Why Justice Equity Design began - 
To solve cultural equity blockers.

JED believes that the history of racial inequality and economic injustice in the United States has created continuing challenges for all Americans. More must be done to advance our collective goal of equal justice for all. 

The United States has done very little to acknowledge the legacy of slavery, lynching, and racial segregation. People of color are disproportionately marginalized, disadvantaged and mistreated by a system that was designed to maintain this status quo. 

JED's research into the history of racial injustice, the legal system and the narratives that have sustained injustice across generations provides a compelling way for all people to understand structural racism. We recognize that implicit bias training is a beginning, and that institutions are looking for a way to address structural inequity and systemic biases. 


Jonathan Andrew Perez, Esq.

Jonathan is a Latinx attorney, professor, and entrepreneur. He is Of Counsel at Sheeley, LLP, a business civil defense lawyer, a former criminal defense attorney, senior prosecutor in social justice, Professor at Wesleyan on law, history, and race, and published author on the history of structural inequity.

Jonathan has balanced legal representation with a mission to solve incoherent culture equity at institutions and organizations. 

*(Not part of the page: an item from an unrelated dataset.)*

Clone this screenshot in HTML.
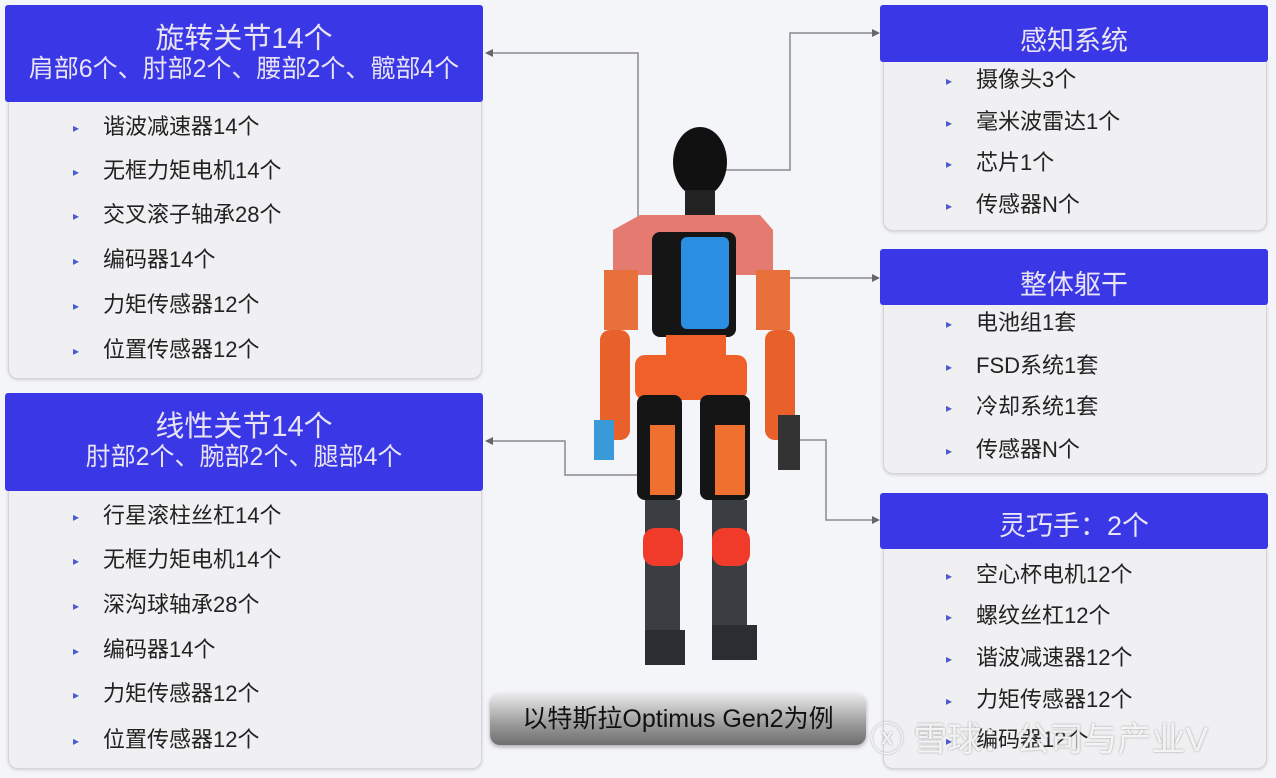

He teaches at Wesleyan University, as an instructor of a course Poetic Justice: Race, Law, and Critical Consciousness. He has been associated with a number of think tanks, and civil rights law organizations, including MALDEF, the D.C.-based Latino legal advocacy center, the Brennan Center for Justice, and NYU Law's Center for Race, Inequality and the Law. 

Jonathan received his B.A. at Bowdoin College and M.A. at the University of Virginia and completed PhD-level work at Rutgers University in the Institute on Race, Ethnicity and American Culture, and received a J.D. at American University Washington College of Law. He is a member of the Board of Trustees at St. Bernard’s School in New York City, where he leads the implementation of many DEI initiatives.

He is also a published poet with poems recently in Poetry Magazine, Hayden's Ferry Review, and Guesthouse Literature.  His first book is published by Finishing Line Press, "The Cartographer of Crumpled Maps:  The Justice Elegies" on racial terror, witnessing, and historical revisions of U.S. imperialism.